Welcome to a Dancing in the Streets

 When I hear the phrase "dancing in the streets" my mind typically jumps to the David Bowie and Mick Jagger version of the song from 1993. However, the song is much older. Originally sung in 1965 by Martha & The Vandellas

The top comment right now on the video I linked is about dancing in the streets once the pandemic is declared over. I kind of hope it happens - especially after the past few days. 

I'm not gonna lie. I breathed a huge sigh of relief when the US election was called. Things have been tense since 2016 and the past 10 months have only exacerbated the cracks that had formed in our country's foundation.
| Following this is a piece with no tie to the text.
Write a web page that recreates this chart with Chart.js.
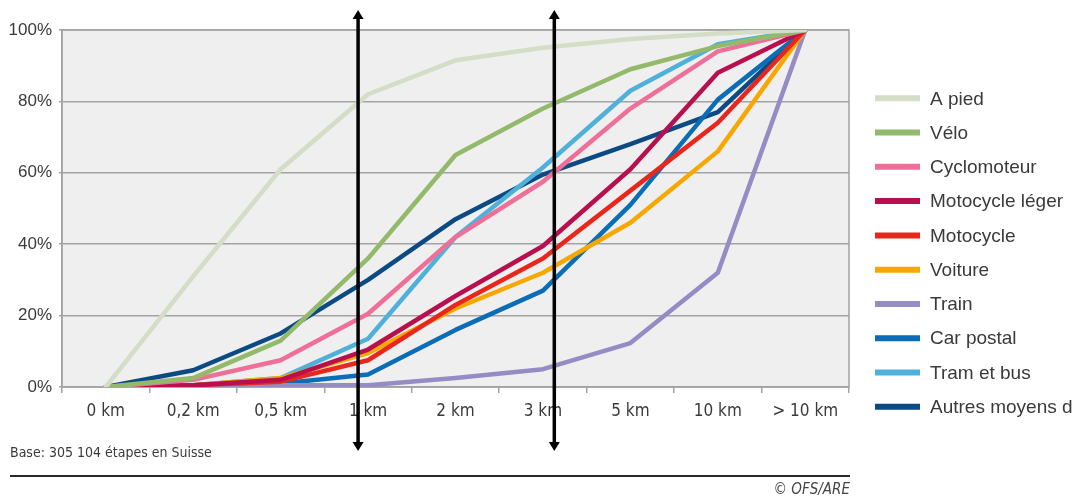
<!DOCTYPE html>
<html>
<head>
<meta charset="utf-8">
<script src="https://cdn.jsdelivr.net/npm/chart.js@4.4.1/dist/chart.umd.min.js"></script>
<style>
  html, body { margin: 0; padding: 0; background: #fff; }
  #wrap { width: 1072px; height: 498px; position: relative; }
</style>
</head>
<body>
<div id="wrap"><canvas id="distChart"></canvas></div>
<script>
// Chart data (cumulative share of trips, %)
const categories = ["0 km", "0,2 km", "0,5 km", "1 km", "2 km", "3 km", "5 km", "10 km", "> 10 km"];
const yTickLabels = ["0%", "20%", "40%", "60%", "80%", "100%"];

const aPied = [0, 31, 61, 82, 91.5, 95, 97.5, 99, 100];
const velo = [0, 2.5, 13, 36, 65, 78, 89, 95.5, 100];
const cyclomoteur = [0, 2, 7.5, 20.5, 42, 57.5, 78, 94, 100];
const motocycleLeger = [0, 0.5, 2, 10.5, 25.5, 39.5, 61, 88, 100];
const motocycle = [0, 0.5, 1.5, 7.5, 23, 36, 55, 74, 100];
const voiture = [0, 0.5, 2.5, 9.5, 22, 32, 46, 66, 100];
const train = [0, 0, 0.5, 0.5, 2.5, 5, 12.3, 32, 100];
const carPostal = [0, 0.5, 1, 3.5, 16, 27, 51, 80.5, 100];
const tramBus = [0, 0.5, 2.5, 13.5, 42, 61.5, 83, 96, 100];
const autres = [0, 4.7, 15, 30, 47, 59.5, 68, 77, 100];

// Series names and colours
const seriesNames = ["A pied", "Vélo", "Cyclomoteur", "Motocycle léger", "Motocycle", "Voiture", "Train", "Car postal", "Tram et bus", "Autres moyens de transport"];
const seriesValues = [aPied, velo, cyclomoteur, motocycleLeger, motocycle, voiture, train, carPostal, tramBus, autres];
const seriesColors = ["#d4ddc6", "#93ba6b", "#ee6f97", "#b80f4f", "#e8261c", "#f7a800", "#958cc6", "#0b6db5", "#4fb1da", "#0c4a84"];

// Annotation arrows (category index positions)
const arrowPositions = [2.886, 5.13];

const textColor = "#3a3a3a";
const gridColor = "#a3a3a3";
const narrowFont = "'Liberation Sans Narrow', 'DejaVu Sans Condensed', sans-serif";
const normalFont = "'Liberation Sans', Arial, sans-serif";

const datasets = seriesNames.map((name, i) => ({
  label: name,
  data: seriesValues[i],
  borderColor: seriesColors[i],
  backgroundColor: seriesColors[i],
  borderWidth: 4.5,
  pointRadius: 0,
  tension: 0,
  borderJoinStyle: "round",
  borderCapStyle: "round",
  fill: false,
}));

// Plot background and frame
const backgroundPlugin = {
  id: "plotBackground",
  beforeDraw(chart) {
    const { ctx, chartArea } = chart;
    ctx.save();
    ctx.fillStyle = "#fff";
    ctx.fillRect(0, 0, chart.width, chart.height);
    ctx.fillStyle = "#efefef";
    ctx.fillRect(chartArea.left, chartArea.top, chartArea.right - chartArea.left, chartArea.bottom - chartArea.top);
    ctx.restore();
  },
  beforeDatasetsDraw(chart) {
    const { ctx, chartArea } = chart;
    ctx.save();
    ctx.strokeStyle = gridColor;
    ctx.lineWidth = 1.5;
    ctx.strokeRect(chartArea.left, chartArea.top, chartArea.right - chartArea.left, chartArea.bottom - chartArea.top);
    ctx.restore();
  },
};

// Legend, footer and arrows
const extrasPlugin = {
  id: "extras",
  afterDraw(chart) {
    const { ctx, chartArea } = chart;
    const xScale = chart.scales.x;
    ctx.save();

    // legend on the right
    ctx.font = "19px " + normalFont;
    ctx.textBaseline = "middle";
    ctx.textAlign = "left";
    seriesNames.forEach((name, i) => {
      const y = 98.3 + i * 34.27;
      ctx.strokeStyle = seriesColors[i];
      ctx.lineWidth = 6;
      ctx.beginPath();
      ctx.moveTo(875, y);
      ctx.lineTo(920, y);
      ctx.stroke();
      ctx.fillStyle = textColor;
      ctx.fillText(name, 930, y + 1);
    });

    // source note
    ctx.fillStyle = textColor;
    ctx.font = "14px " + narrowFont;
    ctx.fillText("Base: 305 104 étapes en Suisse", 10, 453);

    ctx.strokeStyle = "#2a2a2a";
    ctx.lineWidth = 2;
    ctx.beginPath();
    ctx.moveTo(10, 476);
    ctx.lineTo(chartArea.right + 1, 476);
    ctx.stroke();

    ctx.fillStyle = "#444";
    ctx.font = "italic 15px " + narrowFont;
    ctx.textAlign = "right";
    ctx.fillText("© OFS/ARE", chartArea.right + 1, 490);

    // double-headed arrows
    arrowPositions.forEach((pos) => {
      const x = xScale.getPixelForValue(pos);
      const top = 10;
      const bottom = 451;
      const headLen = 9;
      const headHalf = 5.5;
      ctx.strokeStyle = "#000";
      ctx.fillStyle = "#000";
      ctx.lineWidth = 3.5;
      ctx.beginPath();
      ctx.moveTo(x, top + headLen - 1);
      ctx.lineTo(x, bottom - headLen + 1);
      ctx.stroke();
      ctx.beginPath();
      ctx.moveTo(x, top);
      ctx.lineTo(x - headHalf, top + headLen);
      ctx.lineTo(x + headHalf, top + headLen);
      ctx.closePath();
      ctx.fill();
      ctx.beginPath();
      ctx.moveTo(x, bottom);
      ctx.lineTo(x - headHalf, bottom - headLen);
      ctx.lineTo(x + headHalf, bottom - headLen);
      ctx.closePath();
      ctx.fill();
    });

    ctx.restore();
  },
};

const ctx = document.getElementById("distChart").getContext("2d");
new Chart(ctx, {
  type: "line",
  data: {
    labels: categories,
    datasets: datasets,
  },
  options: {
    responsive: true,
    maintainAspectRatio: false,
    animation: false,
    layout: {
      padding: { left: 0, right: 223, top: 30, bottom: 0 },
    },
    plugins: {
      legend: { display: false },
      tooltip: { enabled: false },
    },
    scales: {
      x: {
        offset: true,
        afterFit: (scale) => { scale.height = 111; },
        grid: {
          offset: true,
          drawOnChartArea: false,
          drawTicks: true,
          tickLength: 6,
          color: gridColor,
          lineWidth: 1.5,
        },
        border: { color: gridColor, width: 1.5 },
        ticks: {
          color: textColor,
          font: { family: narrowFont, size: 17 },
          padding: 8,
          maxRotation: 0,
          autoSkip: false,
        },
      },
      y: {
        min: 0,
        max: 100,
        afterFit: (scale) => { scale.width = 62; },
        grid: {
          color: gridColor,
          lineWidth: 1.5,
          drawTicks: true,
          tickLength: 3,
        },
        border: { color: gridColor, width: 1.5 },
        ticks: {
          stepSize: 20,
          color: textColor,
          font: { family: normalFont, size: 17 },
          padding: 7,
          callback: (value) => yTickLabels[value / 20],
        },
      },
    },
  },
  plugins: [backgroundPlugin, extrasPlugin],
});
</script>
</body>
</html>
There's a part of me that still can't relax despite the election being called because there are still three months before there's a transition of power. 

I wasn't dancing in the street, but I saw a lot of people out there. 

A few weeks ago, I wrote a post about the epic saga that was the battle between the "Trump House" and the rest of the wealthy residents of Lewinsville Road. Well yesterday, I can report that the saga somewhat ended when the residents of the Pride House took to the streets to dance and let everyone passing by know who won.

I didn't see many others in my area taking to the streets - at least not in person. 

Part of me did want to drive into DC to see the celebrations at Black Lives Matter Plaza. The sane part of me also remembered that there is pandemic and parking is a pain in the butt (especially with the new wall around the White House). 

But I haven't wanted to dance. 

Or maybe I don't want to dance yet. 

There's so much going on in the world right now and I've been feeling exhausted - even when I don't feel like I've been doing anything. The stress of the pandemic, making sure my family stays safe, and the monotony of spending everyday at home has started to get to me. I'd like to go out and meet new people (I did just move back to NoVa in March), maybe try dating again, take a trip overseas, or at least spend time with my old friends I haven't seen in years. 

So much has happened to me in a year. So much has changed. I like to believe that I'm doing alright, but there's always a slight worry that everything's going to fall apart if I let my guard drop too much.

The videos out of Philly, Detroit, DC, and LA have been amazing to see. So many people - particularly young people - outside celebrating. It's inspiring.

I'm not ready to dance yet, but I hope to someday soon.